** START Data rows **

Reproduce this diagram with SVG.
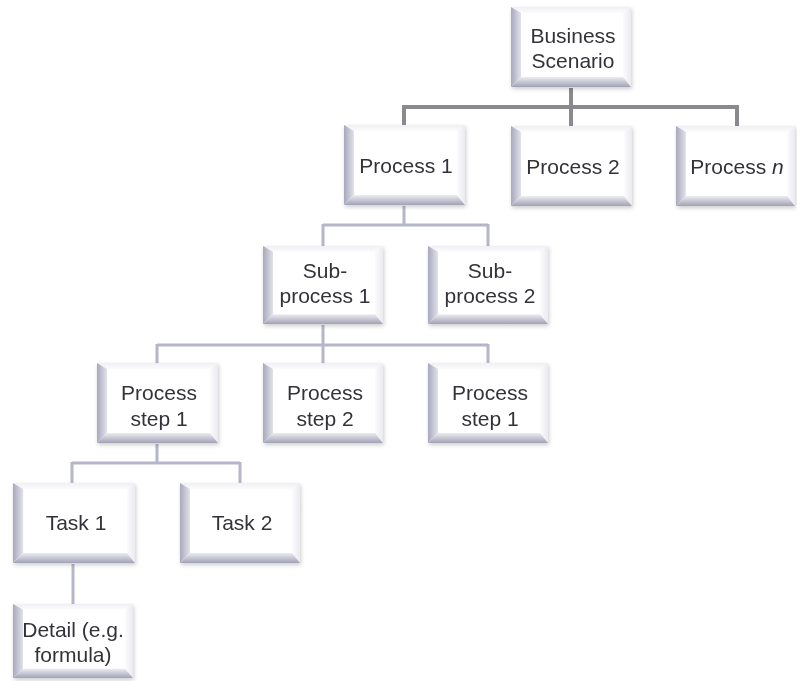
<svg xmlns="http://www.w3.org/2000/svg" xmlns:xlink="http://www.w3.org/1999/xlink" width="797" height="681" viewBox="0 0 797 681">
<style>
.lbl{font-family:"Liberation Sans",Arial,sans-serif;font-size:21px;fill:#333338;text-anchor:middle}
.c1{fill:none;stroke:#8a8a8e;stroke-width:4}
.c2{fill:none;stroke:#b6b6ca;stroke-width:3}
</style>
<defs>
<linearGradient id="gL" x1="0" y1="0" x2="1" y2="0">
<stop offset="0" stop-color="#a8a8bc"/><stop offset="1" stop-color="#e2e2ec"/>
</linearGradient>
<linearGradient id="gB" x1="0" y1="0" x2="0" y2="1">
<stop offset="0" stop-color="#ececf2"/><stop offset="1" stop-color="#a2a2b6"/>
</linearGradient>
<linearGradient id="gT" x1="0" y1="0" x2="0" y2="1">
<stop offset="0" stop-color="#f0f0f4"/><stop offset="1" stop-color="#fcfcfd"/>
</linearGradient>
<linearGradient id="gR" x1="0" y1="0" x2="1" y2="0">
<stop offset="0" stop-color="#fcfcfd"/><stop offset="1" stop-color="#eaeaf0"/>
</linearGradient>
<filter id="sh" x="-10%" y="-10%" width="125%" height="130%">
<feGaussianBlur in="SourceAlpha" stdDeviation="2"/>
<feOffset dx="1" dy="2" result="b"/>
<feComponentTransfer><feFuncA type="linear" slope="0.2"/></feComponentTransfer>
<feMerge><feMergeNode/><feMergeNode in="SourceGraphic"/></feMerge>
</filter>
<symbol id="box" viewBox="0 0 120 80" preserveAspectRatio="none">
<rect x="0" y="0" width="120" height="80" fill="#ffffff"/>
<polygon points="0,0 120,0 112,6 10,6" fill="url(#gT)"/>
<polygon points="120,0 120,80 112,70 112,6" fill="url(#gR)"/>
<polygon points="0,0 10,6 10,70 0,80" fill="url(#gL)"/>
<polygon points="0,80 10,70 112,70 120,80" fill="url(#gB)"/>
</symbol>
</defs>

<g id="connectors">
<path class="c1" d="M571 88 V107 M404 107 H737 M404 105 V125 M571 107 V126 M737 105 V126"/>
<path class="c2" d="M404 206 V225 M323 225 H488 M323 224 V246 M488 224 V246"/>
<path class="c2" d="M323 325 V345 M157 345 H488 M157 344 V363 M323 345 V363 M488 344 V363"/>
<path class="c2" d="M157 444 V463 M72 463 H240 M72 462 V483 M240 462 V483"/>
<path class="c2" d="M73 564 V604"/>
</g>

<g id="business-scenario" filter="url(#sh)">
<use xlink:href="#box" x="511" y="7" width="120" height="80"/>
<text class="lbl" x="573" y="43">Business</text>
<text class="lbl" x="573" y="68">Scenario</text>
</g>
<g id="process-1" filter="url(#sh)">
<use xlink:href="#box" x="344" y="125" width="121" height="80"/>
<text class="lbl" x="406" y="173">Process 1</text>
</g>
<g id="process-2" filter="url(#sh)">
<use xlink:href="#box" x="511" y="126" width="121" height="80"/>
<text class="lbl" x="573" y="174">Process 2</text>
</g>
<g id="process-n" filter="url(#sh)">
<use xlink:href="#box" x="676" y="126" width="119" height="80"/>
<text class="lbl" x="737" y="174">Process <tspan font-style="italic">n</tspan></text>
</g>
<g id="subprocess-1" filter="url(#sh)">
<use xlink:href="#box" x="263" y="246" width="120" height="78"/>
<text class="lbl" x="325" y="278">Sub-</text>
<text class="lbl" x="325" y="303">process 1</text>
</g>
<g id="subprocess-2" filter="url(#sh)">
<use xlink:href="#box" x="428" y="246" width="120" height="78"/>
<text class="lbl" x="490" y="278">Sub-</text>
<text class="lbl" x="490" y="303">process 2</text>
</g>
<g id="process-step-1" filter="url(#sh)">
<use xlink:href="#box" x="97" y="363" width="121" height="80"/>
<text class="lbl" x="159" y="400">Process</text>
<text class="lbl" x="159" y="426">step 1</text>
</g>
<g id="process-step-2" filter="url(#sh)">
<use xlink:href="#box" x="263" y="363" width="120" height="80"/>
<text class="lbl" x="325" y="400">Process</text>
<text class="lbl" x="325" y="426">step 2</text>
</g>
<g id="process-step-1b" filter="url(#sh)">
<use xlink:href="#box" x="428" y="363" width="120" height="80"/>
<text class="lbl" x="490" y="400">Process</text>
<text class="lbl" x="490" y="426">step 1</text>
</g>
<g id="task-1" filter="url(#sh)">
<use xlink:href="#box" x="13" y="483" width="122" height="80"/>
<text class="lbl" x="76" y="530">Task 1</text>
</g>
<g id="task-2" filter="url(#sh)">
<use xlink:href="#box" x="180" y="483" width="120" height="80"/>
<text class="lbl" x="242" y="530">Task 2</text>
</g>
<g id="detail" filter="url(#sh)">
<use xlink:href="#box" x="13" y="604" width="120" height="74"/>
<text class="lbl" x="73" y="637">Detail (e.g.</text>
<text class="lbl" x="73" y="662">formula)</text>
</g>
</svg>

** END Data rows **
** START Data rows **

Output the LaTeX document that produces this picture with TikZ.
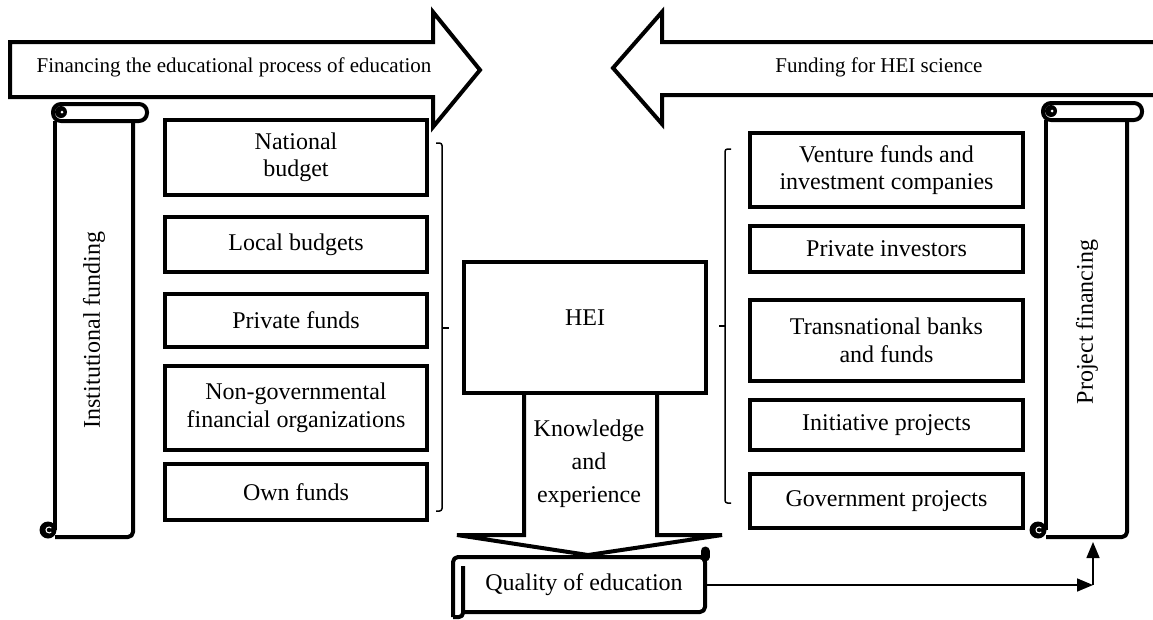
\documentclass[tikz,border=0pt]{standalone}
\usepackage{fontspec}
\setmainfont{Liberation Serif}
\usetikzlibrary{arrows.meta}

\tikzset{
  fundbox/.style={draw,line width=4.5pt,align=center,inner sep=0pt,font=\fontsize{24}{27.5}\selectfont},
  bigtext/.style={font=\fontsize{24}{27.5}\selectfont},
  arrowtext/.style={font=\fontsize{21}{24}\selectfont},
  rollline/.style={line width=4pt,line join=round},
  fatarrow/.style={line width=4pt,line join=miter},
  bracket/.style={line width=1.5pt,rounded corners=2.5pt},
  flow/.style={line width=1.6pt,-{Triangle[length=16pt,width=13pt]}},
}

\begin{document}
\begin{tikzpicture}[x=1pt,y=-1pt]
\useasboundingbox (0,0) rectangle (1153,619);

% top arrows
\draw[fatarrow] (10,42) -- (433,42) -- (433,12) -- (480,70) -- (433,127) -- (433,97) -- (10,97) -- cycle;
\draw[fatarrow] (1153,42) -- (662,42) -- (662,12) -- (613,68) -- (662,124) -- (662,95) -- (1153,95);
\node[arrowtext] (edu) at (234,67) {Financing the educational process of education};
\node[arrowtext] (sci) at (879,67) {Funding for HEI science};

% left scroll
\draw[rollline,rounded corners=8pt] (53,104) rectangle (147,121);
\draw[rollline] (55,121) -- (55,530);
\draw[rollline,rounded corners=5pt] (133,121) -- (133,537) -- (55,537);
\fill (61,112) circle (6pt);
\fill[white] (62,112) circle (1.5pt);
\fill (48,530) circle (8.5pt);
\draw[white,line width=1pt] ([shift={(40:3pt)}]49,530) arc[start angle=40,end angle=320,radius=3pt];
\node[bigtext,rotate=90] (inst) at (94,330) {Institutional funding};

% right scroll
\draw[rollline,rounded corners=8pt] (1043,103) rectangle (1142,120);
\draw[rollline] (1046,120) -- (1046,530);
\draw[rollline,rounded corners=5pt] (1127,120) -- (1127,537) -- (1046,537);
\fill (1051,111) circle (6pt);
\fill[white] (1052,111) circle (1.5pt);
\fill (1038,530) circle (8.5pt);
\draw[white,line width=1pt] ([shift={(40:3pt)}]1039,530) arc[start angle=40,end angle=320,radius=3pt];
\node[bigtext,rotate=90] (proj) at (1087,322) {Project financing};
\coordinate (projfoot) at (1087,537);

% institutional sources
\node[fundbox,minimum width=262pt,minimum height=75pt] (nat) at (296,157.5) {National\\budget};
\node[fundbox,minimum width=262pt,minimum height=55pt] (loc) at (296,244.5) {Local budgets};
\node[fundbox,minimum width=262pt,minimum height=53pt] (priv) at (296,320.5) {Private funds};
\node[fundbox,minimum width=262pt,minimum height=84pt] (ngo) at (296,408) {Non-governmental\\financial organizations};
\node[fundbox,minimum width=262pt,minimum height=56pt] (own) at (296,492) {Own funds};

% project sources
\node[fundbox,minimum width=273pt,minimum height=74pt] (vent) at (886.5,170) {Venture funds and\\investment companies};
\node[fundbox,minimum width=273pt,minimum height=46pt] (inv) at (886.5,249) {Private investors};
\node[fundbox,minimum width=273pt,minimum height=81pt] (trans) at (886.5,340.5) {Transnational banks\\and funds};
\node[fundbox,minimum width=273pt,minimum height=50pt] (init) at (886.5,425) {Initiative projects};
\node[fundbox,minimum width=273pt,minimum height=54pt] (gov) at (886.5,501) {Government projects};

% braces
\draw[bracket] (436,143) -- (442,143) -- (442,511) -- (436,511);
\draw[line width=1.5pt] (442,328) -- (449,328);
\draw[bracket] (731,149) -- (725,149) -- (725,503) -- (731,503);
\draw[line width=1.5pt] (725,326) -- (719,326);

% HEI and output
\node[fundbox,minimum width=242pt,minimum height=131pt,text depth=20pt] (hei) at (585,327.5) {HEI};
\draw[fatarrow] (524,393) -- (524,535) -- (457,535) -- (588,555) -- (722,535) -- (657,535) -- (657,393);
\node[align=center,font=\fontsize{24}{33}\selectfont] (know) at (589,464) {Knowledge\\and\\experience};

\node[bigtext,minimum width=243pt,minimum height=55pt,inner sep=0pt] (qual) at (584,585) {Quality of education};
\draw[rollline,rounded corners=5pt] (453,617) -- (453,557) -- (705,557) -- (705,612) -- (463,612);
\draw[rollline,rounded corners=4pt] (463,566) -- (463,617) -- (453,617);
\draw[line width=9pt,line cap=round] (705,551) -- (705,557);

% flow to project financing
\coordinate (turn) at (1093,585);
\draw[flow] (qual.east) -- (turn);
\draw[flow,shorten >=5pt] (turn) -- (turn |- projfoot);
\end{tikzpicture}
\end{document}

** END Data rows **
** START Data rows **

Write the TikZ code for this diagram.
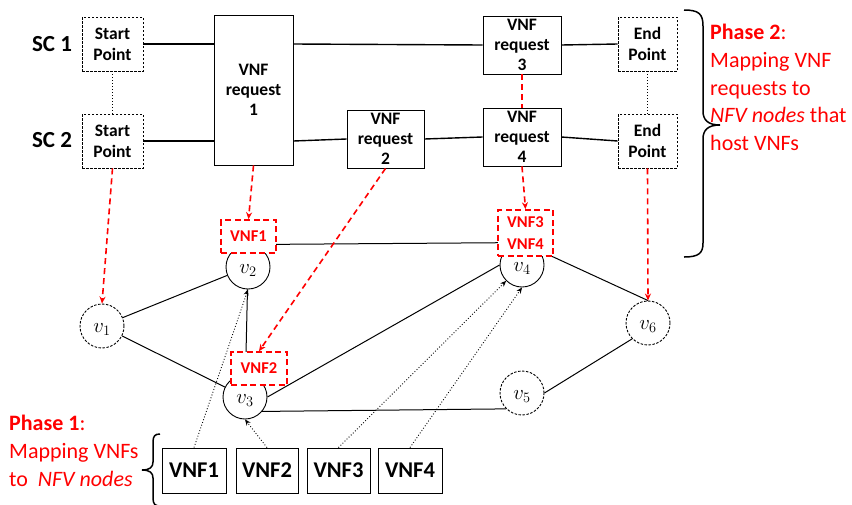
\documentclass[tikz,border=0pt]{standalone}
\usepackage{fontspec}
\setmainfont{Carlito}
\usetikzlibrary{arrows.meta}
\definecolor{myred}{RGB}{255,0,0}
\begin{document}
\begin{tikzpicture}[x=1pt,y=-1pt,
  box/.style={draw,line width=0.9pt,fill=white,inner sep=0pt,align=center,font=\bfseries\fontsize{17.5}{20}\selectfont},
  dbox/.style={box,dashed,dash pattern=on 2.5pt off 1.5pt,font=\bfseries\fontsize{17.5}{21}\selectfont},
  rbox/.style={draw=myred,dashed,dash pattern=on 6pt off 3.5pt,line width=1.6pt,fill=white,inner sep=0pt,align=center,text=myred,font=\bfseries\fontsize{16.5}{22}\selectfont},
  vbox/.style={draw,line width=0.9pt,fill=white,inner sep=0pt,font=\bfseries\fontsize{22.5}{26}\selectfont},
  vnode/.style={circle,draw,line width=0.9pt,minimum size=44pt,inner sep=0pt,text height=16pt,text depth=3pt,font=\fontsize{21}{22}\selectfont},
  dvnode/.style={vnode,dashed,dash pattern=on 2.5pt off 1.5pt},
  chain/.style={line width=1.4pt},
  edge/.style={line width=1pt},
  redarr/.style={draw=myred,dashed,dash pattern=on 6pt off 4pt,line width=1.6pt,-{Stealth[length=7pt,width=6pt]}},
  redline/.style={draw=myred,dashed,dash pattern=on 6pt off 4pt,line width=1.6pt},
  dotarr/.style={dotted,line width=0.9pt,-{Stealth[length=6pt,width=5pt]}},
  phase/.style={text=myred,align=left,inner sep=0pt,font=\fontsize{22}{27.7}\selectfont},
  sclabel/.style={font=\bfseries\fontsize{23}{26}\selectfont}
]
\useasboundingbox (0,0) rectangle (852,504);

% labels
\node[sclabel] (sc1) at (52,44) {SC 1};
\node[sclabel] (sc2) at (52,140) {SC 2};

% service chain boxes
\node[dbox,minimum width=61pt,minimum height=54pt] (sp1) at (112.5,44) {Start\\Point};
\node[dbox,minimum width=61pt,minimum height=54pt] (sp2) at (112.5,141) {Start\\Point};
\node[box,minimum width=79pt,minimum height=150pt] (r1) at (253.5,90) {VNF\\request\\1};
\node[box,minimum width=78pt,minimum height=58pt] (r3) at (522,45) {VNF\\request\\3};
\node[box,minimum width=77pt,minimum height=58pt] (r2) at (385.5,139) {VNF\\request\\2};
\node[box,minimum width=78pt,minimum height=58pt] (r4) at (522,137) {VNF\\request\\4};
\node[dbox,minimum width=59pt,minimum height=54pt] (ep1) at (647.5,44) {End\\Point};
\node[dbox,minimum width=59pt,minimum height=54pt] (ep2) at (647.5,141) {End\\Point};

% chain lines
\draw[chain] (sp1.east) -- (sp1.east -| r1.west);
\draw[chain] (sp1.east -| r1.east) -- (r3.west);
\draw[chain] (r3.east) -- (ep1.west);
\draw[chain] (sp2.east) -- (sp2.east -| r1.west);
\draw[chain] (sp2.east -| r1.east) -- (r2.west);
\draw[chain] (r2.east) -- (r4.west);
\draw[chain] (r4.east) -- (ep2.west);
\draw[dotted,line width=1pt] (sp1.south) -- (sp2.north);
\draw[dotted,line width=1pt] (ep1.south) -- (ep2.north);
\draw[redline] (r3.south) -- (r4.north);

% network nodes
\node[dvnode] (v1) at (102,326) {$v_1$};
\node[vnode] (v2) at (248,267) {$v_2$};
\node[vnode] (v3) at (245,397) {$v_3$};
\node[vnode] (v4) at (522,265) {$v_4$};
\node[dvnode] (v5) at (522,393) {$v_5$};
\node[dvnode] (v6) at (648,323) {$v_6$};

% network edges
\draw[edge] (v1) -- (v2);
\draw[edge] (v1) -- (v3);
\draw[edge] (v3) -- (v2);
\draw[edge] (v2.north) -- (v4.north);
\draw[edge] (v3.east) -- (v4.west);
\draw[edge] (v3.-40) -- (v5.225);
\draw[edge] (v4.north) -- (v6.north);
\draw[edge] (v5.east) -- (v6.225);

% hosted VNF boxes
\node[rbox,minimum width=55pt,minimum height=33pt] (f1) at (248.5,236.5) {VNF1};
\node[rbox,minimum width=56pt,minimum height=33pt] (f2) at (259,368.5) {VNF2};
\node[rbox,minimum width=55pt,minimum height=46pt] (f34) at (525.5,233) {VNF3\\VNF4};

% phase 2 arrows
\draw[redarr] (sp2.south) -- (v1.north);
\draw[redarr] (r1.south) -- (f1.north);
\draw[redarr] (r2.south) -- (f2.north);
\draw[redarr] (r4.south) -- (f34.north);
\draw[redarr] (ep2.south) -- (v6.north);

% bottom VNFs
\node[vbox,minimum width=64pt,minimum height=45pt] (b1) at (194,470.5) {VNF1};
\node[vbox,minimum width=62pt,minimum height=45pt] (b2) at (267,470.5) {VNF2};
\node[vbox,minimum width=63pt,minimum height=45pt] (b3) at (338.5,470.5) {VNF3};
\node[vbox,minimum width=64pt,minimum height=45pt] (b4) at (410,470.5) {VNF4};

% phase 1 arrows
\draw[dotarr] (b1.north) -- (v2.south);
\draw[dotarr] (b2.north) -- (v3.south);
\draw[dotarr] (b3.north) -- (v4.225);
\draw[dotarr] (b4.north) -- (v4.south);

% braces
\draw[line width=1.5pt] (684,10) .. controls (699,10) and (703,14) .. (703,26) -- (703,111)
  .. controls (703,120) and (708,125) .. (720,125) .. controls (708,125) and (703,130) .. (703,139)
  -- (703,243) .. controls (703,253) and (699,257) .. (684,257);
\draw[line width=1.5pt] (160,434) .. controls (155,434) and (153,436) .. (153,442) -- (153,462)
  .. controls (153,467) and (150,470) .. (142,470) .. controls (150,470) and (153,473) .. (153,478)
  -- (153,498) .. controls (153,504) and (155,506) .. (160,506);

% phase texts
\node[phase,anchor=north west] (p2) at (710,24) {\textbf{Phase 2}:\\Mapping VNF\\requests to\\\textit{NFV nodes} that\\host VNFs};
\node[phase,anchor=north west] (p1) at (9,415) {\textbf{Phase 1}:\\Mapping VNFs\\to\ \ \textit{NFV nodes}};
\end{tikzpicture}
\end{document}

** END Data rows **

> [Task statement]
Find each line in the records holding the string "that" and show it.

> [Solution to this problem]
Output the LaTeX document that produces this picture with TikZ.
\node[phase,anchor=north west] (p2) at (710,24) {\textbf{Phase 2}:\\Mapping VNF\\requests to\\\textit{NFV nodes} that\\host VNFs};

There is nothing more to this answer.